--- START Task data ---
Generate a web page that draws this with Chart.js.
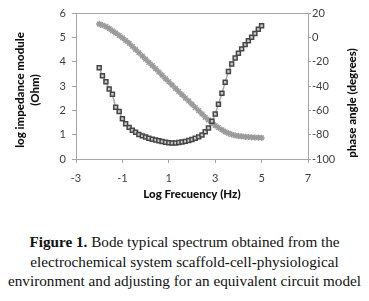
<!DOCTYPE html>
<html>
<head>
<meta charset="utf-8">
<script src="https://cdn.jsdelivr.net/npm/chart.js@4"></script>
<style>
  html, body { margin: 0; padding: 0; background: #fff; }
  body { width: 369px; height: 301px; overflow: hidden; position: relative; }
  #wrap { position: absolute; left: 0; top: 0; width: 369px; height: 205px; }
  #caption {
    position: absolute; left: 0; top: 232px; width: 369px;
    text-align: center; font-family: "Liberation Serif", "Times New Roman", serif;
    font-size: 15.2px; line-height: 19.7px; color: #111; white-space: nowrap;
  }
</style>
</head>
<body>
<div id="wrap"><canvas id="chart" width="369" height="205"></canvas></div>
<div id="caption">
  <b>Figure 1.</b> Bode typical spectrum obtained from the<br>
  electrochemical system scaffold-cell-physiological<br>
  environment and adjusting for an equivalent circuit model
</div>
<script>
// log of frequency (Hz), one value per measured point
const logFreq = [
  -2, -1.86, -1.71, -1.57, -1.43, -1.29, -1.14, -1, -0.86, -0.71,
  -0.57, -0.43, -0.29, -0.14, 0, 0.14, 0.29, 0.43, 0.57, 0.71,
  0.86, 1, 1.14, 1.29, 1.43, 1.57, 1.71, 1.86, 2, 2.14,
  2.29, 2.43, 2.57, 2.71, 2.86, 3, 3.14, 3.29, 3.43, 3.57,
  3.71, 3.86, 4, 4.14, 4.29, 4.43, 4.57, 4.71, 4.86, 5
];

// log impedance module (Ohm) - left axis
const logImpedance = [
  5.55, 5.5, 5.44, 5.36, 5.27, 5.18, 5.08, 4.98, 4.87, 4.76,
  4.63, 4.5, 4.37, 4.23, 4.1, 3.97, 3.84, 3.71, 3.58, 3.44,
  3.3, 3.17, 3.04, 2.9, 2.77, 2.64, 2.51, 2.38, 2.25, 2.12,
  1.98, 1.85, 1.72, 1.6, 1.48, 1.38, 1.29, 1.2, 1.12, 1.06,
  1.01, 0.97, 0.95, 0.93, 0.91, 0.9, 0.89, 0.88, 0.88, 0.87
];

// phase angle (degrees) - right axis
const phaseAngle = [
  -25, -31.5, -36.5, -42.5, -46.8, -57.5, -61, -67, -71, -74,
  -76.3, -78, -79.8, -81, -82, -83, -83.8, -84.4, -85, -85.6,
  -86.2, -86.6, -86.8, -86.8, -86.5, -86, -85.5, -84.8, -84, -83,
  -81.8, -80.2, -77.6, -74.5, -69, -63, -55, -46, -37, -28,
  -22, -17, -13, -9.5, -6, -2.8, 0, 3.2, 6.6, 9.5
];

const leftTitle = ["log impedance module", "(Ohm)"];
const rightTitle = "phase angle (degrees)";
const xTitle = "Log Frecuency (Hz)";

const tickFont = { family: "Lato, 'Open Sans', sans-serif", size: 11 };
const titleFont = "900 11.5px Lato, 'Open Sans', sans-serif";
const axisGray = "#a6a6a6";
const textGray = "#404040";

const toPoints = ys => logFreq.map((x, i) => ({ x: x, y: ys[i] }));

// frame line on top of the plot area + the axis titles
const framePlugin = {
  id: "frame",
  afterDraw(chart) {
    const { ctx, chartArea: a } = chart;
    ctx.save();
    ctx.strokeStyle = axisGray;
    ctx.lineWidth = 1;
    ctx.beginPath();
    ctx.moveTo(a.left, a.top + 0.5);
    ctx.lineTo(a.right, a.top + 0.5);
    ctx.stroke();

    ctx.fillStyle = "#111";
    ctx.font = titleFont;
    ctx.textAlign = "center";
    ctx.textBaseline = "middle";

    ctx.save();
    ctx.translate(20, 90);
    ctx.rotate(-Math.PI / 2);
    ctx.fillText(leftTitle[0], 0, 0);
    ctx.fillText(leftTitle[1], 0, 15);
    ctx.restore();

    ctx.save();
    ctx.translate(352, 103);
    ctx.rotate(-Math.PI / 2);
    ctx.fillText(rightTitle, 0, 0);
    ctx.restore();

    ctx.fillText(xTitle, 192, 194);
    ctx.restore();
  },
};

new Chart(document.getElementById("chart"), {
  type: "scatter",
  data: {
    datasets: [
      {
        label: "phase angle",
        data: toPoints(phaseAngle),
        yAxisID: "y1",
        showLine: true,
        borderColor: "#a8a8a8",
        borderWidth: 1.5,
        pointStyle: "rect",
        pointRadius: 2.8,
        pointBorderWidth: 1.5,
        pointBorderColor: "#464646",
        pointBackgroundColor: "#c9c9c9",
      },
      {
        label: "log impedance",
        data: toPoints(logImpedance),
        yAxisID: "y",
        showLine: true,
        borderColor: "#c4c4c4",
        borderWidth: 1.5,
        pointStyle: "star",
        pointRadius: 3.2,
        pointBorderWidth: 1.4,
        pointBorderColor: "#9a9a9a",
        pointBackgroundColor: "#d0d0d0",
      },
    ],
  },
  options: {
    responsive: false,
    animation: false,
    layout: { padding: { top: 13, left: 0, right: 0, bottom: 0 } },
    plugins: { legend: { display: false }, tooltip: { enabled: false } },
    scales: {
      x: {
        type: "linear",
        min: -3,
        max: 7,
        ticks: { stepSize: 2, color: textGray, font: tickFont, padding: 9, maxRotation: 0 },
        grid: { drawOnChartArea: false, drawTicks: true, tickLength: 4, color: axisGray },
        border: { color: axisGray },
        afterFit: s => { s.height = 46; },
      },
      y: {
        position: "left",
        min: 0,
        max: 6,
        ticks: { stepSize: 1, color: textGray, font: tickFont, padding: 6 },
        grid: { drawOnChartArea: false, drawTicks: true, tickLength: 4, color: axisGray },
        border: { color: axisGray },
        afterFit: s => { s.width = 76; },
      },
      y1: {
        position: "right",
        min: -100,
        max: 20,
        ticks: { stepSize: 20, color: textGray, font: tickFont, padding: 1 },
        grid: { drawOnChartArea: false, drawTicks: true, tickLength: 3, color: axisGray },
        border: { color: axisGray },
        afterFit: s => { s.width = 61; },
      },
    },
  },
  plugins: [framePlugin],
});
</script>
</body>
</html>
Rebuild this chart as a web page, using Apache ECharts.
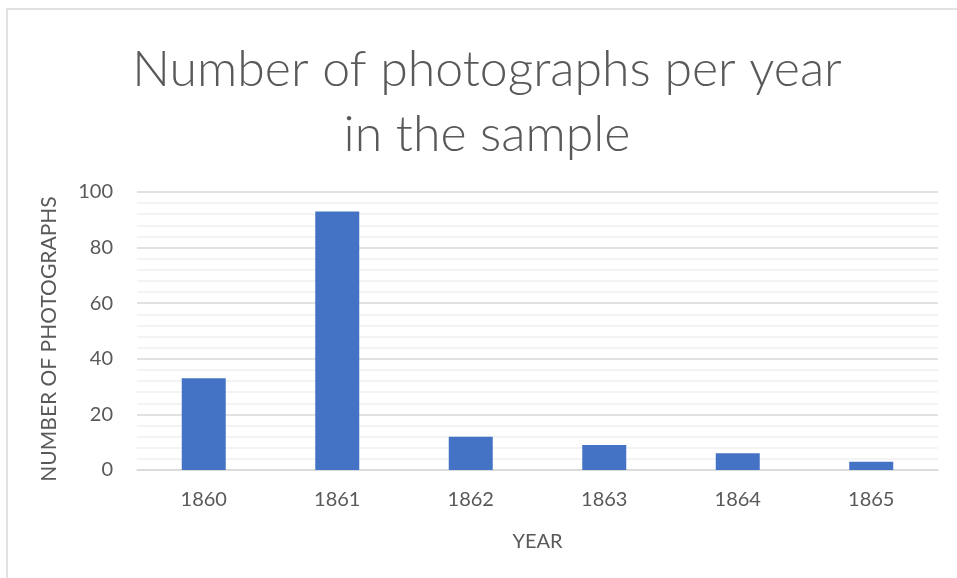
<!DOCTYPE html>
<html>
<head>
<meta charset="utf-8">
<script src="https://cdn.jsdelivr.net/npm/echarts@6/dist/echarts.min.js"></script>
<style>
  html, body { margin: 0; padding: 0; background: #fff; }
  #main { width: 957px; height: 578px; }
</style>
</head>
<body>
<div id="main"></div>
<script>
var years = ['1860', '1861', '1862', '1863', '1864', '1865'];
var photoCounts = [33, 93, 12, 9, 6, 3];
var yTicks = { min: 0, max: 100, interval: 20 };

var myChart = echarts.init(document.getElementById('main'));
var font = 'Lato, "Open Sans", sans-serif';
var option = {
    backgroundColor: '#fff',
    textStyle: { fontFamily: font },
    title: {
        text: 'Number of photographs per year\nin the sample',
        left: 482,
        top: 32,
        textAlign: 'center',
        textStyle: {
            fontFamily: font,
            fontSize: 50,
            fontWeight: 300,
            color: '#595959',
            lineHeight: 65
        }
    },
    graphic: [{
        type: 'rect',
        shape: { x: 7, y: 9, width: 1000, height: 1000 },
        style: { fill: 'none', stroke: '#d9d9d9', lineWidth: 1.5 },
        silent: true
    }],
    grid: { left: 137, right: 19, top: 192, bottom: 108 },
    xAxis: {
        type: 'category',
        data: years,
        name: 'YEAR',
        nameLocation: 'middle',
        nameGap: 62,
        nameTextStyle: { fontSize: 20, color: '#595959' },
        axisLine: { lineStyle: { color: '#d9d9d9', width: 1.5 } },
        axisTick: { show: false },
        axisLabel: { fontSize: 20, color: '#595959', margin: 20 }
    },
    yAxis: {
        type: 'value',
        min: yTicks.min,
        max: yTicks.max,
        interval: yTicks.interval,
        name: 'NUMBER OF PHOTOGRAPHS',
        nameLocation: 'middle',
        nameGap: 77,
        nameTextStyle: { fontSize: 21, color: '#595959', padding: [0, 16, 0, 0] },
        axisLine: { show: false },
        axisTick: { show: false },
        axisLabel: { fontSize: 20, color: '#595959', margin: 24 },
        splitLine: { lineStyle: { color: '#d9d9d9', width: 1.5 } },
        minorTick: { show: false, splitNumber: 5 },
        minorSplitLine: { show: true, lineStyle: { color: '#f0f0f0', width: 1.5 } }
    },
    series: [{
        type: 'bar',
        data: photoCounts,
        barWidth: 44,
        itemStyle: { color: '#4472c4' }
    }]
};
option && myChart.setOption(option);
</script>
</body>
</html>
--- END Task data ---
▸ Set problem
Write out the lines from the one containing "Rebuild this chart" down to the one containing "100, interval: 20", both included, exactly as they appear. Leave out any pictures.

▸ Task result
Rebuild this chart as a web page, using Apache ECharts.
<!DOCTYPE html>
<html>
<head>
<meta charset="utf-8">
<script src="https://cdn.jsdelivr.net/npm/echarts@6/dist/echarts.min.js"></script>
<style>
  html, body { margin: 0; padding: 0; background: #fff; }
  #main { width: 957px; height: 578px; }
</style>
</head>
<body>
<div id="main"></div>
<script>
var years = ['1860', '1861', '1862', '1863', '1864', '1865'];
var photoCounts = [33, 93, 12, 9, 6, 3];
var yTicks = { min: 0, max: 100, interval: 20 };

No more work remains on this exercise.